(Records with drawing code)
_____
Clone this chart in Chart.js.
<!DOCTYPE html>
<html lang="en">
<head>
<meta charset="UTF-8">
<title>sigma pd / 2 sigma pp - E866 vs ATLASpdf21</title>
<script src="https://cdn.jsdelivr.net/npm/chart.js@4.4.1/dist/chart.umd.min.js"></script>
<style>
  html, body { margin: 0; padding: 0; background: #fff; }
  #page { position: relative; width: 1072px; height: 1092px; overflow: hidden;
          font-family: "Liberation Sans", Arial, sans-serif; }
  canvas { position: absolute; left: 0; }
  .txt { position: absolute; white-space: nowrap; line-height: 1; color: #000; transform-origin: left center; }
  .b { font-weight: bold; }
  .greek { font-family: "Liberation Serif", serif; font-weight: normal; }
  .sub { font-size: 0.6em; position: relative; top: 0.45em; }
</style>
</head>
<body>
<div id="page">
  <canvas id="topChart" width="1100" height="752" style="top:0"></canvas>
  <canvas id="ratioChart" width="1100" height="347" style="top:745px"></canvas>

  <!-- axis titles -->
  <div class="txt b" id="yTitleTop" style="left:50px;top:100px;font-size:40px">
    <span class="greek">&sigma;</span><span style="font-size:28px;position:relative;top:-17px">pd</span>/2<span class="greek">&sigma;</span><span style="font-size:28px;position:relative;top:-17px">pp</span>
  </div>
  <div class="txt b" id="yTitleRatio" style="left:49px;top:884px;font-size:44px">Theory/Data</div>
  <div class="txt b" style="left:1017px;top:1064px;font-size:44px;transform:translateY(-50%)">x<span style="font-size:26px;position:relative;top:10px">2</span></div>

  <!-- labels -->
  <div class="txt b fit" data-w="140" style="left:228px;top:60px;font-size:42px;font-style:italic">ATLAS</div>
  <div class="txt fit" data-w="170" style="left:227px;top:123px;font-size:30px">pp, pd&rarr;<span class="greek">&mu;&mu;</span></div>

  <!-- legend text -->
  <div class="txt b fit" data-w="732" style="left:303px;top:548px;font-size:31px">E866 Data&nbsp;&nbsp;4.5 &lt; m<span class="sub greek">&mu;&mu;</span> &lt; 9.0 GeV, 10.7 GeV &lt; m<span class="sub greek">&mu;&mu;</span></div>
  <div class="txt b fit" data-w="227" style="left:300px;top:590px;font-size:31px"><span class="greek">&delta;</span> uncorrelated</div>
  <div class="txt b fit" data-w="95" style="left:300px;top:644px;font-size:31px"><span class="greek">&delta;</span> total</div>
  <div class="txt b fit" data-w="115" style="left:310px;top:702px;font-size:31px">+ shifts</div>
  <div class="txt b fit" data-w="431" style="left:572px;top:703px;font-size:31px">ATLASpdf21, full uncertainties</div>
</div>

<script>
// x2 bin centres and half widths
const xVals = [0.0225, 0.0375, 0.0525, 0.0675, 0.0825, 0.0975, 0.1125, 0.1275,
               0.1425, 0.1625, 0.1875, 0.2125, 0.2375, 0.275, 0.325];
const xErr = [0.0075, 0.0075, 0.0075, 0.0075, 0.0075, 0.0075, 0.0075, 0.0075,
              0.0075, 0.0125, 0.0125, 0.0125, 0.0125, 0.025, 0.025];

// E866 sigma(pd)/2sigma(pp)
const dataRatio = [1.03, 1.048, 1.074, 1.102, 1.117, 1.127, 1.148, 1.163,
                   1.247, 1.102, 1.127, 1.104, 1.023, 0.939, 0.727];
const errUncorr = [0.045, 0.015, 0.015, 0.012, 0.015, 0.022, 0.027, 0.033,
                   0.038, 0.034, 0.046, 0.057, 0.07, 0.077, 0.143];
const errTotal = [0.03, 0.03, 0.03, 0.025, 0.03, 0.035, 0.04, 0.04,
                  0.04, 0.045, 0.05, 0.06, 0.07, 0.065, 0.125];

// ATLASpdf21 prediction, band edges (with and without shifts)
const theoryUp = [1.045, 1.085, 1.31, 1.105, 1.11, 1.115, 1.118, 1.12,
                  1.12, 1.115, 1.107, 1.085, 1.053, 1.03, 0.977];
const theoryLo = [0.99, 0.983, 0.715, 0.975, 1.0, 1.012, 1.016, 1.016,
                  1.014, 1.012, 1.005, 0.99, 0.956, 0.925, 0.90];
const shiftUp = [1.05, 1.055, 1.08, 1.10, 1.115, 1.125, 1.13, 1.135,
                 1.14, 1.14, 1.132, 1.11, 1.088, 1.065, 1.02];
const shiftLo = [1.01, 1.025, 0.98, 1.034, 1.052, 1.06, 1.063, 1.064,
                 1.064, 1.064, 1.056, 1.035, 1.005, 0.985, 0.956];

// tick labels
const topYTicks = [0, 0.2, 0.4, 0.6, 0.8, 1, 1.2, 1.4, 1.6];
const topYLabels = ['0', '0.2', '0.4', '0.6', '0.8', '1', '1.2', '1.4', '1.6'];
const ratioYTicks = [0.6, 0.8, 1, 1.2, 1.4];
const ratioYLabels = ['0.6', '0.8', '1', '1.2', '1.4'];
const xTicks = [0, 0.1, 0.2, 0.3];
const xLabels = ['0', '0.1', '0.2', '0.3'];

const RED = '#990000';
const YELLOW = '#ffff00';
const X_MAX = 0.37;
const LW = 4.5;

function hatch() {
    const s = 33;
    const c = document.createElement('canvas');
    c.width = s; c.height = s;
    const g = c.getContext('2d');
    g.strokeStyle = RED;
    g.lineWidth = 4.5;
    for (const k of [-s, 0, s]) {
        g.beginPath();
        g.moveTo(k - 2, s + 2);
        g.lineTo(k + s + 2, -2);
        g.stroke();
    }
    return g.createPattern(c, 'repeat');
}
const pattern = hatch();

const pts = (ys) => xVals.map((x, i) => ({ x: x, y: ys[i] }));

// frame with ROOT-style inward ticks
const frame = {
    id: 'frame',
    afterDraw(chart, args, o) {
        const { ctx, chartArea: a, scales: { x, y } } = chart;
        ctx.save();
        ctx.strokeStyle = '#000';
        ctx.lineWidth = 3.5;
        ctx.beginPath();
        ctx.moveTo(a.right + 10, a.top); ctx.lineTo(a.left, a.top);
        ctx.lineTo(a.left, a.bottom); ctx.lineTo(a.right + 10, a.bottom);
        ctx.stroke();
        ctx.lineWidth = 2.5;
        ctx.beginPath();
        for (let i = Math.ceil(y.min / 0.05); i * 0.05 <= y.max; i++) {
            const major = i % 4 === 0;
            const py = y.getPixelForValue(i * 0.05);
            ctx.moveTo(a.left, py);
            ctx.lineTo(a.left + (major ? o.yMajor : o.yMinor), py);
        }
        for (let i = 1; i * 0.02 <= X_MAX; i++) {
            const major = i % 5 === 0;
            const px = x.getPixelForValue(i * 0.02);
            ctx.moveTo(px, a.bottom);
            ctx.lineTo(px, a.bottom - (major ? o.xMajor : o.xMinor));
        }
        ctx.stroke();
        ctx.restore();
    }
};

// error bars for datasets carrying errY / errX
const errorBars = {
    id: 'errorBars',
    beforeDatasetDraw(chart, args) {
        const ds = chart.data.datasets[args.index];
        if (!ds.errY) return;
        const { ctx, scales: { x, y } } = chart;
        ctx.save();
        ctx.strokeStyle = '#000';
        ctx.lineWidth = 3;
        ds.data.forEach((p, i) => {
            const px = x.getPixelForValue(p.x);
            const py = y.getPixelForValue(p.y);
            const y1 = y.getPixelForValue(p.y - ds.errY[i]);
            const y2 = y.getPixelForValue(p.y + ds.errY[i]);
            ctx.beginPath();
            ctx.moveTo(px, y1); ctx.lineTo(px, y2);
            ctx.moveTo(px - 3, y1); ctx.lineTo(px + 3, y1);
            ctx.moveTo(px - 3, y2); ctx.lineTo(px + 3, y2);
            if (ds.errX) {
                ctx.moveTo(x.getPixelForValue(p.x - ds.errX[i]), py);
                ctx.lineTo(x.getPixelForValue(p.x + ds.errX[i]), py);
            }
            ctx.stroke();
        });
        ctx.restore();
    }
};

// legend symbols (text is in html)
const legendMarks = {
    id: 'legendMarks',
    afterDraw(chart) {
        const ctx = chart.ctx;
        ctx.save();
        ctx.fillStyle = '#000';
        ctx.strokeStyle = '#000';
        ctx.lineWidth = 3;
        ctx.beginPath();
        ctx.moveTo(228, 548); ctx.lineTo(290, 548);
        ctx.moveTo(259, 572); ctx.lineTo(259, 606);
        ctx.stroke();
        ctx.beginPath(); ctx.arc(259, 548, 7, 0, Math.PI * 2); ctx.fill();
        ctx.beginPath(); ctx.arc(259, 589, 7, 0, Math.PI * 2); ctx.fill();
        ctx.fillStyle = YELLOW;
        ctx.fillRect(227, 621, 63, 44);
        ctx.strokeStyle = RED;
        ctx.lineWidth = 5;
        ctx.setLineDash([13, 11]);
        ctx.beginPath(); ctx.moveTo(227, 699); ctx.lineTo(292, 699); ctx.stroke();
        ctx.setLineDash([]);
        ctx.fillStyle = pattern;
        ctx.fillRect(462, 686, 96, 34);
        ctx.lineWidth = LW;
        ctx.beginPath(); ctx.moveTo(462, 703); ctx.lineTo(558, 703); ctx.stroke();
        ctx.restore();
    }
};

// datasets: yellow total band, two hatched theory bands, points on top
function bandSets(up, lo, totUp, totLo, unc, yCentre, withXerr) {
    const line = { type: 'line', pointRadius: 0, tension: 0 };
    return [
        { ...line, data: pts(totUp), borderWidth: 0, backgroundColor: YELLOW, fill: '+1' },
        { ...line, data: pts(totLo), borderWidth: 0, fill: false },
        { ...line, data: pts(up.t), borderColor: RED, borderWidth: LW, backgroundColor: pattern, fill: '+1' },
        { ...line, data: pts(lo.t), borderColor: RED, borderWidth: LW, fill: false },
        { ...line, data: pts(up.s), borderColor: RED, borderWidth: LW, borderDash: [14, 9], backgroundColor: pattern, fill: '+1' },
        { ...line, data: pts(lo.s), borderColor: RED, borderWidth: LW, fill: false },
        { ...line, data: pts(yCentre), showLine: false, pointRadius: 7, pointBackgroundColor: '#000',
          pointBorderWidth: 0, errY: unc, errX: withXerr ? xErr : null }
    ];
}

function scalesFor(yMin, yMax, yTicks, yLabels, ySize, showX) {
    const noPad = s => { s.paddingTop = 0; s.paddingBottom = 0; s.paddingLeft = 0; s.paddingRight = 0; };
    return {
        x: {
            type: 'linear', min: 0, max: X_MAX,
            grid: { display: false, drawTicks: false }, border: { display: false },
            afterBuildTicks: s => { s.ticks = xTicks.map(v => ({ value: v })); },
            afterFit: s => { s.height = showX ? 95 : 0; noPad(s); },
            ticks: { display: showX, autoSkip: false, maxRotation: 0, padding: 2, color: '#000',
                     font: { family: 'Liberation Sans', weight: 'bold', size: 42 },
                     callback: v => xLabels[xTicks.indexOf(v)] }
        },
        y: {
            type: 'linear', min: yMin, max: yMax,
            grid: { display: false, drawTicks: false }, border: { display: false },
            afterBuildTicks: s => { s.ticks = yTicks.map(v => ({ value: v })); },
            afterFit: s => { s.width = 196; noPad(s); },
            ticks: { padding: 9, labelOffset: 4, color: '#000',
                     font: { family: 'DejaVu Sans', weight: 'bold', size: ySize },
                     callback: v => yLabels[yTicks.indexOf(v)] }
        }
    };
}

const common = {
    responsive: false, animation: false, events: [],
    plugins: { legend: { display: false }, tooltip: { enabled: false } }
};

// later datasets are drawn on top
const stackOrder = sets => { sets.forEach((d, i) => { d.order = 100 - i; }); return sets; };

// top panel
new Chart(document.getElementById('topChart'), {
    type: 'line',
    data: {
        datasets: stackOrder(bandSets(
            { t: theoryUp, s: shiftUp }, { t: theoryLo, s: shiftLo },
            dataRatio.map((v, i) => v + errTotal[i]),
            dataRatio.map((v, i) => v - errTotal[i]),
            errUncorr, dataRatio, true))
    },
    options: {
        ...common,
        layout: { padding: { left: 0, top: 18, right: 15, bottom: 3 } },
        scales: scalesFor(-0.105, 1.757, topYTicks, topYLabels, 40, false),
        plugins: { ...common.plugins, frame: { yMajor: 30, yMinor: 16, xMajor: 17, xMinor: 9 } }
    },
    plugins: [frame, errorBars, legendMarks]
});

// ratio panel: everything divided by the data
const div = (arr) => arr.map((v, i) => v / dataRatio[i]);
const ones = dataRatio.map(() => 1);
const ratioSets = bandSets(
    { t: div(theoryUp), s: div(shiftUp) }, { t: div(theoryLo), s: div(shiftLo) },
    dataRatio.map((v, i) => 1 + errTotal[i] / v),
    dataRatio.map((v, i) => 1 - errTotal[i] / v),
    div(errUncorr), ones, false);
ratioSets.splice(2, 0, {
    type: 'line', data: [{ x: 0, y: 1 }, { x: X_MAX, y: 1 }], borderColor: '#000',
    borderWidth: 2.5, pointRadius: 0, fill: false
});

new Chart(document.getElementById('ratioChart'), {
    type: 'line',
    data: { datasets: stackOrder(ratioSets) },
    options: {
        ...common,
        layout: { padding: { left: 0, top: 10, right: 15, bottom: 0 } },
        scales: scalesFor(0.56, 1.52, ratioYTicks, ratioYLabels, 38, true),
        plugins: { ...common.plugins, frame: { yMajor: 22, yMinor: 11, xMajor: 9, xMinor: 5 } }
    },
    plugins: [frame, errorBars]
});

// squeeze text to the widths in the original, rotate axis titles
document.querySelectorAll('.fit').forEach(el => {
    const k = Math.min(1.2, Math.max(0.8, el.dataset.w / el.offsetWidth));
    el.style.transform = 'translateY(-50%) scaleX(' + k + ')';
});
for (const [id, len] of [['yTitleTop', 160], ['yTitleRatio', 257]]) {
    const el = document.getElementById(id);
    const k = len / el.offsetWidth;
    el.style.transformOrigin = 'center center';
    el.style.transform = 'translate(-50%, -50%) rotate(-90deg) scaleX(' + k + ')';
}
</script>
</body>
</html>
_____
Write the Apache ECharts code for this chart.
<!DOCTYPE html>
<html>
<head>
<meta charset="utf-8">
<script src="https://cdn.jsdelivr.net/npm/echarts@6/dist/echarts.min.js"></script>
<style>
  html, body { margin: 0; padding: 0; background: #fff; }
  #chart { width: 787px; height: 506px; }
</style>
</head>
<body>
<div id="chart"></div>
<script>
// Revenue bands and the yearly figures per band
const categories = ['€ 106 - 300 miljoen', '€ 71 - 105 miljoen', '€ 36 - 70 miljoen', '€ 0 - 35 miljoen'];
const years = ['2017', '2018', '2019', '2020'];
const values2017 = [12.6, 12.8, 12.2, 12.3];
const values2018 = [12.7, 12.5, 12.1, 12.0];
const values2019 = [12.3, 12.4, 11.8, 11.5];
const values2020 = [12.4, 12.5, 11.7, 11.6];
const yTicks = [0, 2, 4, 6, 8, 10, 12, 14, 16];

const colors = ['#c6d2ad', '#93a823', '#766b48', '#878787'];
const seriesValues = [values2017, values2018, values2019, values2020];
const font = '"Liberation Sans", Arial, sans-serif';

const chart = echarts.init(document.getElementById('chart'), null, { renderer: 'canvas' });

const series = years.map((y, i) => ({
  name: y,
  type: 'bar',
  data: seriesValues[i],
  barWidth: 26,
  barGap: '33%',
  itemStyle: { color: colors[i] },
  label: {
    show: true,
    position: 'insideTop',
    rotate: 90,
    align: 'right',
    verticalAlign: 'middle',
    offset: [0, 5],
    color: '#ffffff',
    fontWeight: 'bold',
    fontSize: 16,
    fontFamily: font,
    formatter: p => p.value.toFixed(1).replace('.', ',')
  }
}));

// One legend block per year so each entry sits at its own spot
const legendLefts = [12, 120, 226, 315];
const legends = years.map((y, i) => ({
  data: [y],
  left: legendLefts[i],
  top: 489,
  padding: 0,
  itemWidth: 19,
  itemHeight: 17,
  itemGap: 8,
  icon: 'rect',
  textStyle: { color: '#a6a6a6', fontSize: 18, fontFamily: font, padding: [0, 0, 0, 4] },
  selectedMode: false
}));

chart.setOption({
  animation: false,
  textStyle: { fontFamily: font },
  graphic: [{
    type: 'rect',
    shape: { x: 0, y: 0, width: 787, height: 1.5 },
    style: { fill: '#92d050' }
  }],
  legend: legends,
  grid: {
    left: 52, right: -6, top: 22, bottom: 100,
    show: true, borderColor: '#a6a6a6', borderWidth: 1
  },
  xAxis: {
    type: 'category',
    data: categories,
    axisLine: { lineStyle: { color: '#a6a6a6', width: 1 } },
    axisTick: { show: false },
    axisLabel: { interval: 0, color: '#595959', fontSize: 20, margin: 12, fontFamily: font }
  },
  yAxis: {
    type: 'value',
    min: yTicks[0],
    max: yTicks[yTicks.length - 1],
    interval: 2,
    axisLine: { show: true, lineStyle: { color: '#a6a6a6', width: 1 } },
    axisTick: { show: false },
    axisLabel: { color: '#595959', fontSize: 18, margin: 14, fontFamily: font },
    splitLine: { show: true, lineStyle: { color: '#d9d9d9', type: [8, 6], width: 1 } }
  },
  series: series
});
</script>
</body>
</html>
_____
*The problem*: Where a line above holds the string "this", show that line.

*Written solution*:
Clone this chart in Chart.js.
Write the Apache ECharts code for this chart.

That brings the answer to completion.